● **MATERIAL PROVIDED**:
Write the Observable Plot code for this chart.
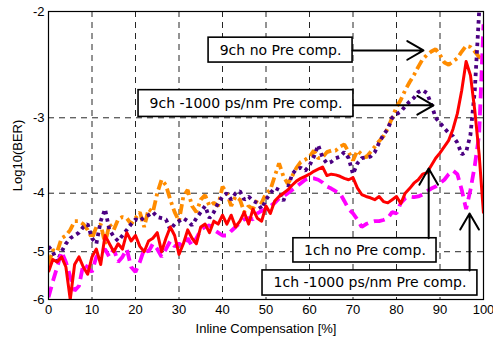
<!DOCTYPE html>
<html><head><meta charset="utf-8">
<script src="https://cdn.jsdelivr.net/npm/d3@7"></script>
<script src="https://cdn.jsdelivr.net/npm/@observablehq/plot@0.6"></script>
<style>body{margin:0;background:#fff}</style>
</head><body><div id="chart"></div>
<script>
// Inline compensation [%]
const pct = [0,1,2,3,4,5,6,7,8,9,10,11,12,13,14,15,16,17,18,19,20,21,22,23,24,25,26,27,28,29,30,31,32,33,34,35,36,37,38,39,40,41,42,43,44,45,46,47,48,49,50,51,52,53,54,55,56,57,58,59,60,61,62,63,64,65,66,67,68,69,70,71,72,73,74,75,76,77,78,79,80,81,82,83,84,85,86,87,88,89,90,91,92,93,94,95,96,97,98,99,100];

// Log10(BER) series
const ch9NoPre = [
-5.25,-4.97,-5.0,-4.75,-4.7,-4.6,-4.45,-4.45,-4.5,-4.6,
-4.75,-4.55,-4.5,-4.85,-4.5,-4.6,-4.42,-4.38,-4.4,-4.5,
-4.4,-4.3,-4.55,-4.25,-4.3,-4.0,-3.8,-3.88,-4.1,-4.3,
-4.45,-4.05,-3.95,-4.2,-4.3,-4.1,-4.03,-4.2,-4.15,-4.2,
-3.9,-4.0,-4.2,-4.05,-4.1,-4.3,-4.2,-4.25,-4.1,-4.15,
-4.0,-3.95,-3.75,-3.57,-3.75,-3.86,-3.75,-3.63,-3.55,-3.52,
-3.48,-3.4,-3.5,-3.49,-3.42,-3.4,-3.4,-3.35,-3.32,-3.42,
-3.53,-3.4,-3.45,-3.49,-3.42,-3.35,-3.28,-3.22,-3.12,-3.0,
-2.88,-2.8,-2.7,-2.62,-2.55,-2.47,-2.4,-2.36,-2.33,-2.31,
-2.36,-2.43,-2.45,-2.42,-2.39,-2.33,-2.28,-2.29,-2.33,-2.38,
-2.39];
const ch9Pre = [
-4.9,-5.0,-5.2,-5.0,-4.85,-4.75,-4.7,-4.65,-4.55,-4.5,
-4.75,-4.85,-4.45,-4.25,-4.6,-4.72,-4.8,-4.7,-4.6,-4.5,
-4.42,-4.45,-4.38,-4.35,-4.3,-4.38,-4.4,-4.42,-4.6,-4.5,
-4.45,-4.4,-4.45,-4.52,-4.4,-4.3,-4.2,-4.4,-4.3,-4.15,
-4.05,-4.0,-4.1,-4.0,-3.97,-4.1,-4.05,-4.12,-4.15,-4.25,
-4.1,-4.0,-3.92,-3.95,-4.12,-3.93,-3.72,-3.65,-3.63,-3.67,
-3.6,-3.48,-3.33,-3.49,-3.57,-3.55,-3.5,-3.48,-3.42,-3.5,
-3.72,-3.57,-3.5,-3.49,-3.48,-3.42,-3.3,-3.2,-3.13,-3.0,
-2.96,-2.93,-2.87,-2.82,-2.78,-2.72,-2.7,-2.73,-2.85,-3.0,
-3.06,-3.12,-3.18,-3.22,-3.3,-3.45,-3.42,-3.2,-2.7,-2.0,
null];
const ch1NoPre = [
-5.4,-5.15,-5.2,-5.1,-5.3,-6.0,-5.25,-5.1,-5.3,-5.45,
-5.1,-4.95,-5.25,-4.7,-4.85,-5.0,-4.85,-4.95,-4.65,-4.8,
-4.7,-4.9,-5.0,-4.8,-4.75,-4.65,-5.0,-4.75,-4.55,-4.7,
-5.05,-4.85,-4.6,-4.75,-4.85,-4.55,-4.5,-4.65,-4.45,-4.5,
-4.35,-4.5,-4.35,-4.55,-4.45,-4.3,-4.5,-4.25,-4.4,-4.45,
-4.2,-4.32,-4.12,-4.05,-4.0,-3.95,-3.88,-3.82,-3.78,-3.75,
-3.72,-3.68,-3.65,-3.62,-3.74,-3.72,-3.73,-3.75,-3.78,-3.8,
-3.77,-3.92,-4.02,-4.05,-4.07,-4.1,-4.05,-4.13,-4.15,-4.1,
-4.05,-4.16,-4.0,-3.93,-3.85,-3.8,-3.72,-3.7,-3.6,-3.5,
-3.43,-3.35,-3.27,-3.13,-2.95,-2.7,-2.42,-2.55,-2.92,-3.45,
-4.32];
const ch1Pre = [
-5.95,-5.6,-5.3,-5.0,-5.2,-5.5,-5.8,-5.7,-5.25,-5.3,
-5.4,-5.1,-5.0,-4.95,-5.1,-4.95,-5.2,-5.1,-4.95,-5.3,
-5.4,-5.2,-4.95,-5.0,-4.85,-4.95,-5.1,-4.95,-4.8,-4.9,
-4.85,-4.9,-4.75,-4.9,-4.75,-4.6,-4.55,-4.52,-4.6,-4.65,
-4.7,-4.7,-4.62,-4.55,-4.48,-4.42,-4.4,-4.42,-4.32,-4.28,
-4.25,-4.2,-4.15,-4.08,-4.05,-4.0,-3.95,-3.9,-3.85,-3.8,
-3.78,-3.78,-3.8,-3.84,-3.9,-3.93,-3.97,-4.0,-4.12,-4.25,
-4.32,-4.42,-4.55,-4.5,-4.47,-4.45,-4.45,-4.43,-4.4,-4.3,
-4.32,-4.15,-4.08,-4.05,-4.06,-4.05,-4.02,-3.97,-3.93,-3.9,
-3.85,-3.8,-3.72,-3.67,-3.72,-3.95,-4.25,-3.95,-3.6,-3.2,
-2.1];

// Axis ticks
const xTicks = [0,10,20,30,40,50,60,70,80,90,100];
const yTicks = [-2,-3,-4,-5,-6];

// Annotations (data coordinates)
const labelText = ["9ch no Pre comp.", "9ch -1000 ps/nm Pre comp.", "1ch no Pre comp.", "1ch -1000 ps/nm Pre comp."];
const boxX1 = [36.8, 20.7, 56.3, 49.2];
const boxX2 = [69.9, 70.1, 89.2, 98.6];
const boxTop = [-2.21, -2.70, -4.75, -5.37];
const boxBottom = [-2.43, -2.99, -5.21, -5.91];
const labelY = [-2.32, -2.84, -4.98, -5.63];
const arrowX1 = [69.9, 70.1, 87.4, 96.8];
const arrowY1 = [-2.32, -2.86, -4.75, -5.37];
const arrowX2 = [86.2, 88.5, 87.4, 96.8];
const arrowY2 = [-2.32, -2.86, -3.64, -4.32];

const rows = vals => pct.map((x, i) => ({x, v: vals[i]})).filter(d => d.v != null);
const notes = labelText.map((t, i) => ({t, x1: boxX1[i], x2: boxX2[i], top: boxTop[i], bottom: boxBottom[i], ly: labelY[i],
  ax1: arrowX1[i], ay1: arrowY1[i], ax2: arrowX2[i], ay2: arrowY2[i]}));

const Y = v => -v; // y scale works on -log10(BER) with log spacing

const lineOpts = {x: "x", y: d => Y(d.v), strokeLinecap: "butt", strokeLinejoin: "miter", clip: true};

const chart = Plot.plot({
  width: 493, height: 338,
  marginLeft: 48, marginRight: 10, marginTop: 11, marginBottom: 39,
  style: {fontFamily: "'Liberation Sans', Arial, sans-serif", fontSize: "13px", background: "#fff", color: "#000"},
  x: {domain: [0, 100], ticks: xTicks, tickSize: 0, tickPadding: 5, label: "Inline Compensation [%]", labelAnchor: "center", labelOffset: 33, labelArrow: "none"},
  y: {type: "log", domain: [2, 6], reverse: true, ticks: yTicks.map(Y), tickFormat: d => String(-d), tickSize: 0, tickPadding: 4,
      label: "Log10(BER)", labelAnchor: "center", labelOffset: 36, labelArrow: "none"},
  marks: [
    Plot.gridX(xTicks, {stroke: "#000", strokeOpacity: 0.85, strokeDasharray: "6,5"}),
    Plot.gridY(yTicks.map(Y), {stroke: "#000", strokeOpacity: 0.85, strokeDasharray: "6,5"}),
    Plot.line(rows(ch9NoPre), {...lineOpts, stroke: "#ff8c00", strokeWidth: 3.8, strokeDasharray: "10,4,3,4"}),
    Plot.line(rows(ch9Pre), {...lineOpts, stroke: "#4b0082", strokeWidth: 3.8, strokeDasharray: "3.5,4"}),
    Plot.line(rows(ch1Pre), {...lineOpts, stroke: "#ff00ff", strokeWidth: 3.8, strokeDasharray: "11,6"}),
    Plot.line(rows(ch1NoPre), {...lineOpts, stroke: "#ff0000", strokeWidth: 3, strokeLinejoin: "round"}),
    Plot.frame({stroke: "#000", strokeWidth: 1.2}),
    Plot.rect(notes, {x1: "x1", x2: "x2", y1: d => Y(d.top), y2: d => Y(d.bottom), fill: "#fff", stroke: "#000", strokeWidth: 1.6}),
    Plot.text(notes, {x: d => (d.x1 + d.x2) / 2, y: d => Y(d.ly), text: "t", fontFamily: "'DejaVu Sans', Verdana, sans-serif", fontSize: 14, fill: "#000"}),
    Plot.arrow(notes, {x1: "ax1", y1: d => Y(d.ay1), x2: "ax2", y2: d => Y(d.ay2), stroke: "#000", strokeWidth: 2, headLength: 14})
  ]
});
document.getElementById("chart").appendChild(chart);
</script>
</body></html>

● **WHAT YOU NEED TO DO**: Each line in the data that holds the string "chart" should be found and copied.

● **THE ANSWER**:
Write the Observable Plot code for this chart.
</head><body><div id="chart"></div>
const chart = Plot.plot({
document.getElementById("chart").appendChild(chart);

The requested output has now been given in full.